In the alternative, defendant argues that the trial court failed to give defendant proper admonishments pursuant to Illinois Supreme Court Rule 605(b) (eff. Oct. 1, 2001). As we remand for compliance with Rule 604(d), we do not reach the merits of this argument. --------
¶ 19 CONCLUSION
¶ 20 The judgment of the circuit court of Will County is affirmed in part, reversed in part, and remanded. ¶ 21 Affirmed in part, reversed in part, and remanded. ¶ 22 JUSTICE WRIGHT, specially concurring. ¶ 23 I write separately because it is apparent to me that the delay in this case was occasioned by an unresolved and pending posttrial motion to vacate defendant's prison sentence.

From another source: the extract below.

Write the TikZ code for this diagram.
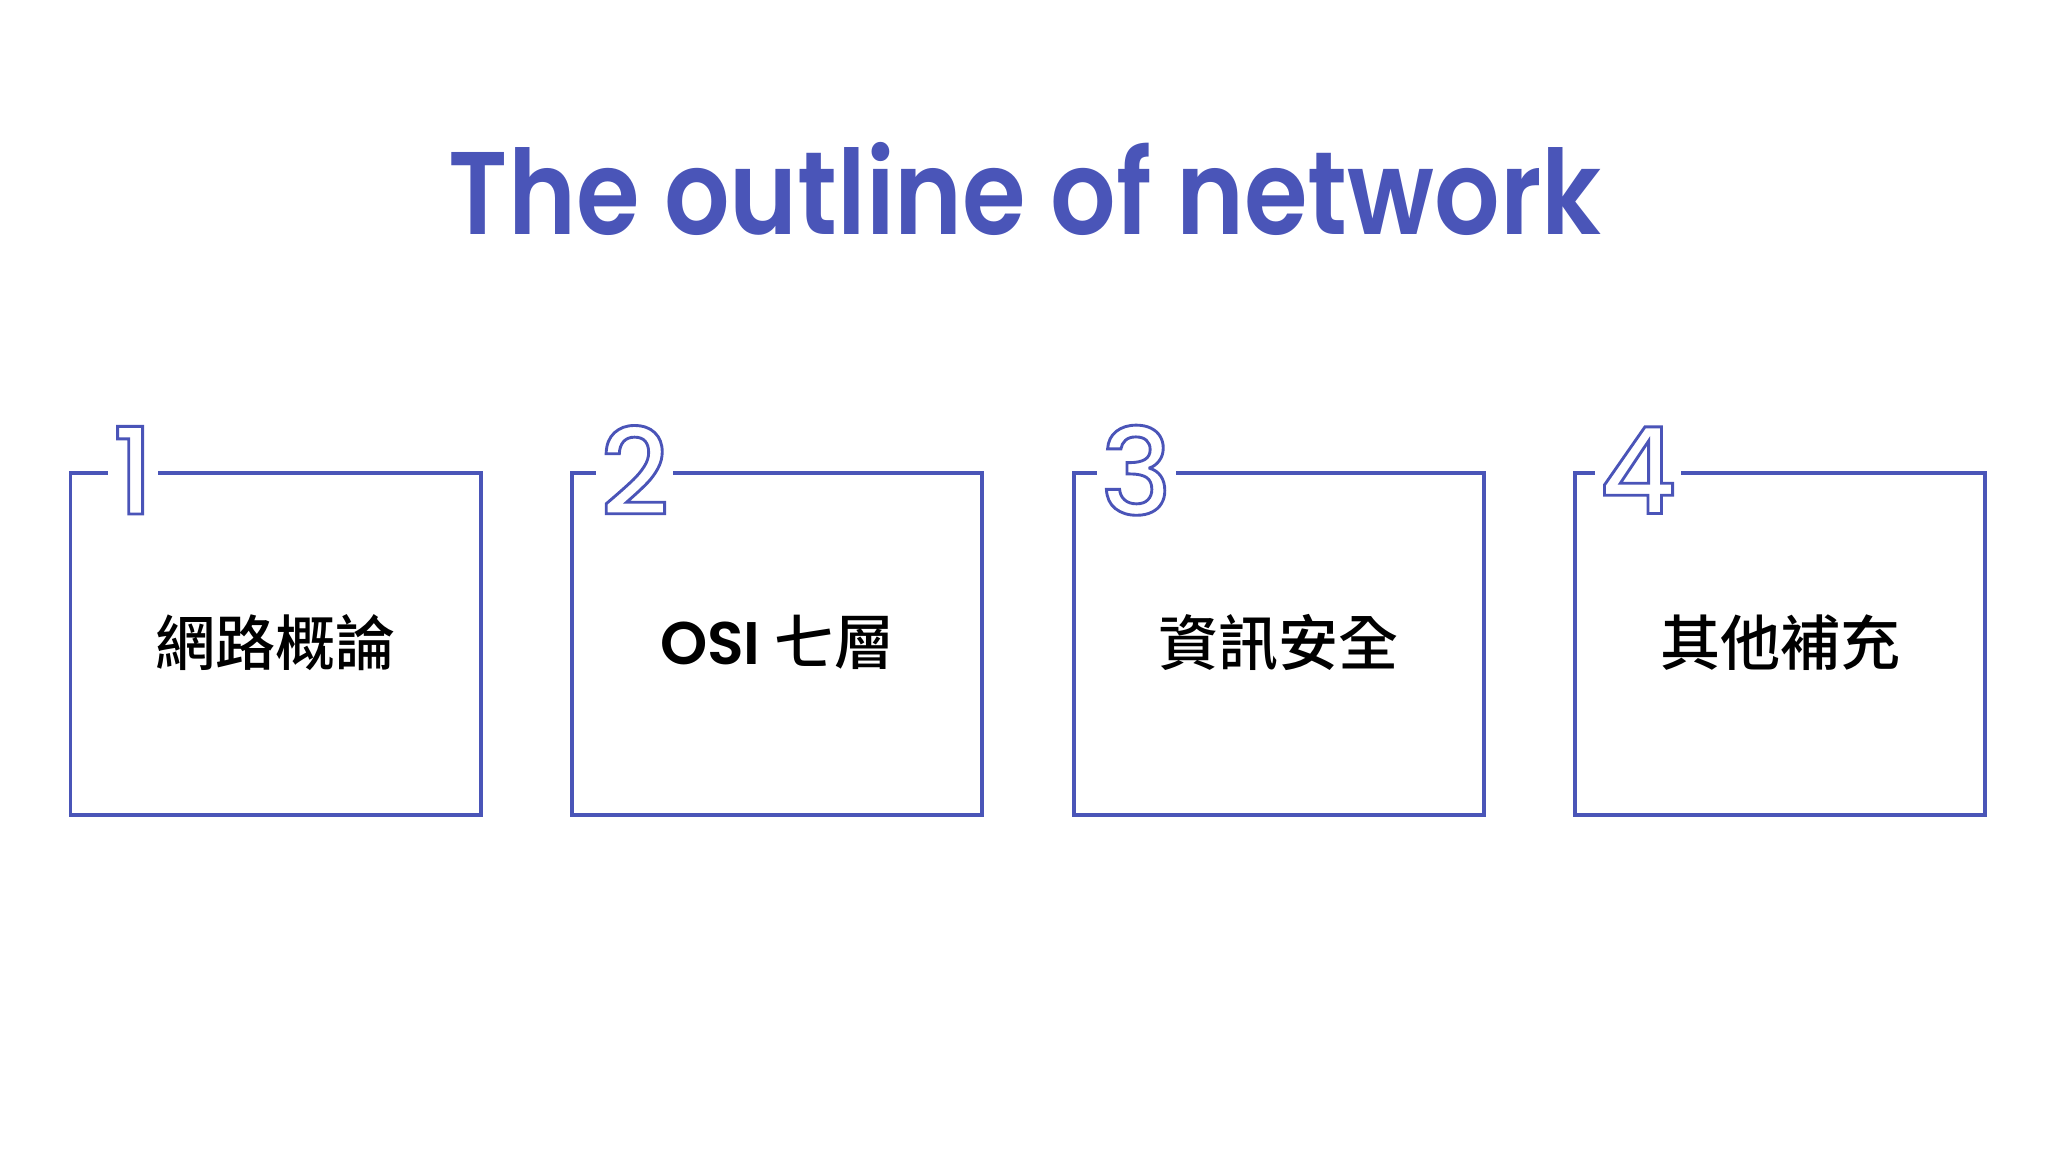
\documentclass[tikz,border=0pt]{standalone}
\usepackage{fontspec}
\setmainfont{Poppins}
\newfontfamily\cjk{Noto Sans CJK TC Medium}
\newfontfamily\popsb{Poppins SemiBold}
\newfontfamily\popmed{Poppins Medium}
\definecolor{ink}{HTML}{4A55B8}
\newcommand{\outl}[1]{\special{pdf:literal direct 1 Tr 2.2 w 0.29 0.33 0.72 RG}#1\special{pdf:literal direct 0 Tr}}
\begin{document}
\begin{tikzpicture}[x=1pt,y=-1pt,
  card/.style={draw=ink,line width=3pt},
  numlbl/.style={fill=white,inner sep=3pt,font=\popmed\fontsize{92}{92}\selectfont},
  lbl/.style={font=\cjk\fontsize{46}{46}\selectfont}]
\useasboundingbox (0,0) rectangle (1568,882);
\node[text=ink,font=\popsb\fontsize{90}{90}\selectfont,xscale=0.875] (title) at (785,145) {The outline of network};
\foreach \i/\x/\t in {1/54/網路概論,2/438/{\popsb OSI} 七層,3/822/資訊安全,4/1206/其他補充}{
  \draw[card] (\x,362) rectangle ++(314,262);
  \node[lbl] (t\i) at (\x+157,492) {\t};
  \node[numlbl] (n\i) at (\x+48,360) {\outl{\i}};
}
\end{tikzpicture}
\end{document}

Pending a scheduled hearing on the posttrial motion, the court released defendant on a recognizance bond with stringent conditions. Unfortunately, defendant violated the terms of his release on the recognizance bond and the court undertook the task of immediately scheduling a hearing on defendant's unresolved motion to vacate his sentence. Contrary to defendant's position on appeal, the trial court was not divested of jurisdiction while a timely posttrial motion remained pending for a few short months. Thus, I wholeheartedly concur in the result in this case, but for different reasons.